Nadia Humphreys, business manager for sustainable solutions at Bloomberg, told Responsible Investor that some of the standards in the EU taxonomy “are problematic for emerging economies”.
Humphreys – who is a member of the UK government’s Green Technical Advisory Group (GTAG) and co-rapporteur for the EU’s platform on sustainable finance – highlighted a report published last week by the platform. This included a recommendation that the European Commission collaborate with the UN High-Level Expert Group on scaling up sustainable finance in low and middle-income countries in order “to understand proportionality of the EU rules for still attracting capital into emerging economies”.
The report also said that the International Platform for Sustainable Finance should shape the general principles all taxonomies need to abide by in order for equivalence to be granted.

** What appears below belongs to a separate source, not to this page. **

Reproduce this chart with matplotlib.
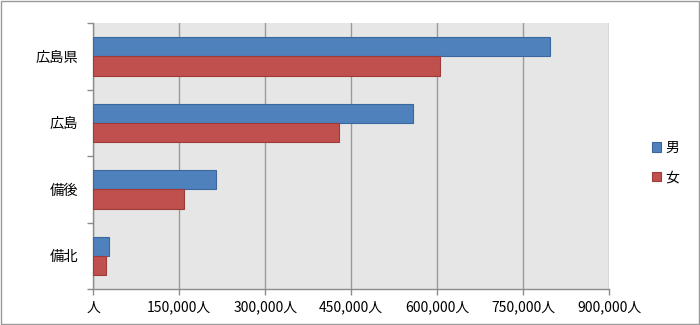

Diverging taxonomies between different jurisdictions are expected to lead to higher compliance and transaction costs for financial market participants. A summary of the advice published earlier this month by GTAG warned that deviating too far from EU standards would create “extra costs and disincentives for international investors” and that this was likely to be passed on to beneficiaries.
The GTAG advice was published shortly before a period of political turmoil in the UK, which will soon elect its third prime minister this year. With continued delays to the taxonomy regulation, which is meant to come into force in January this year, Humphreys warned that it seems “impractical that we would have a public consultation and pass the UK taxonomy through the political process to have it finalised for January”.